Ela vivia de saudades

Da mesma maneira que saudades despertam em mim lembranças ternas.

Nostalgia dá no mesmo que sentir saudade. Melancolia vem da mesma família.

Viver recordando o passado também me inspira sempre.

Meus pais. Parentes que já se foram. Amigos que perdi. Povoam meus sonhos nas noites curtas das quais desperto sempre a mesma hora.

Viver de saudades me faz lembrar de tempos pretéritos.

Quando, ainda jovenzinho estudava naquele colégio cujo uniforme era verde e branco. Bons tempos. Verdes anos.

Melor ainda aos cinco anos. Morando naquela rua que daqui se avista a mão esquerda.

Mas tudo se desfaz.

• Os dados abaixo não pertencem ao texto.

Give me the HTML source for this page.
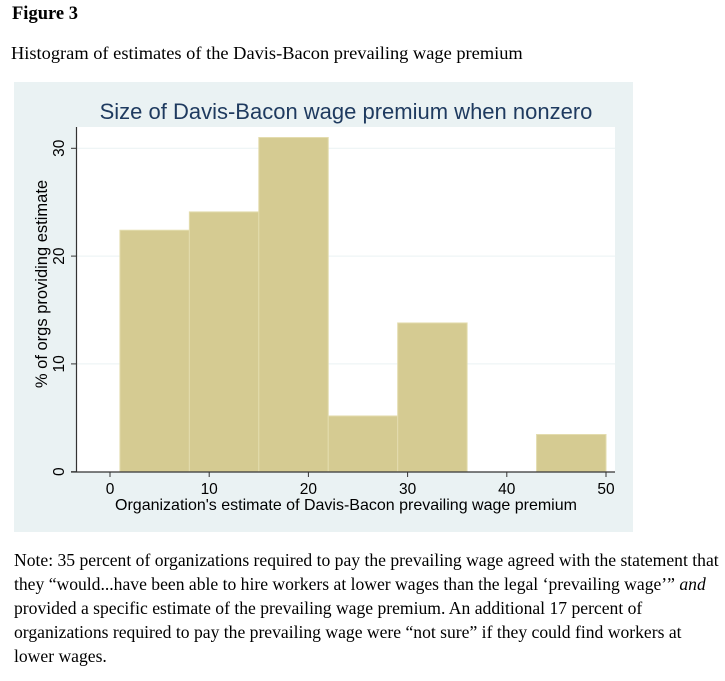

Como o tempo que passa sem se deixar frear.

Ai de mim não fossem as lembranças. Elas despertam no meu eu saudades imorredouras.

Tenho saudade de tudo um cadinho. Daquele cãozinho de pelagem negra que um dia escapou da coleira e foi atropelado por um carro em movimento. Fui eu quem lhe cerrou os olhinhos no seu derradeiro instante de vida. Tive outros cães. Mas como o querido Rebel ele foi o único.

Enche-me o peito saudades de quase tudo. Daquela menina de cabelos louros e lisos que um dia tentei me aproximar delazinha, mas ela não permitiu. Foi a primeira decepção amorosa que me lembrei. Outras vieram. Não com a mesma intensidade. Mas foi aquilo que me despertou para outros amores. Ilusões perdidas que ainda guardo dentro de mim.

Já aquela senhora. Que um dia passou pelo meu consultório. Com queixas que nem me lembro quais. Aqui defronte a minha cadeira passou a contar momentos de sua história.

Fez-me de confidente.

Naqueles breves momentos escutei, placidamente. Sem interpelá-la.

Seu nome era Aurora. Não sei de que.

A idade sonego agora. Mas ela ainda era bonita como uma rosa ainda em botão.

Aurora começou assim seu testemunho. Entre lágrimas ela falava:

“Fui casada uma vez apenas. Éramos felizes no princípio de nosso casamento. Não tivemos filhos. Éramos apenas ele e eu. Ele era viajante e vendedor. Vendia vestidos de festa. Era alto e de olhar cativante. Amoroso e sensível. Não chegava a nossa casa sem trazer presentes. Beijava-me sofregamente. Fazíamos amor em qualquer lugar. Ainda me lembro, anos se foram. Quando Eurico chegou de viagem bem tarde. Eu o esperava no dia seguinte. Estava ainda acordada. Na minha cama, desnuda. Quando ele me abraçou. Fizemos amor até o raiar do dia. Acordamos exaustos. Mas ainda prontos a nos amarmos de novo. Era uma tarde de domingo. Quando o esperava. E a notícia veio a galope. Um trágico acidente ceifou a vida do meu amado Eurico. Depois disso nunca mais tive outros homens nos braços. Ele foi o único amor de minha vida. E tenho a certeza que não terei outros. Hoje vivo em meio a saudades e lembranças. Elas movem o meu viver”.

Assim vou vivendo eu. Em meio a saudades e recordações imorredouras. No dia em que eu partir ai sim poderei me desvencilhar delas todas.

Dona Aurora se foi. Soube noticias dela tempos depois.

Ela foi encontrada sem vida debruçada sobre o túmulo do marido. Linda como sempre foi.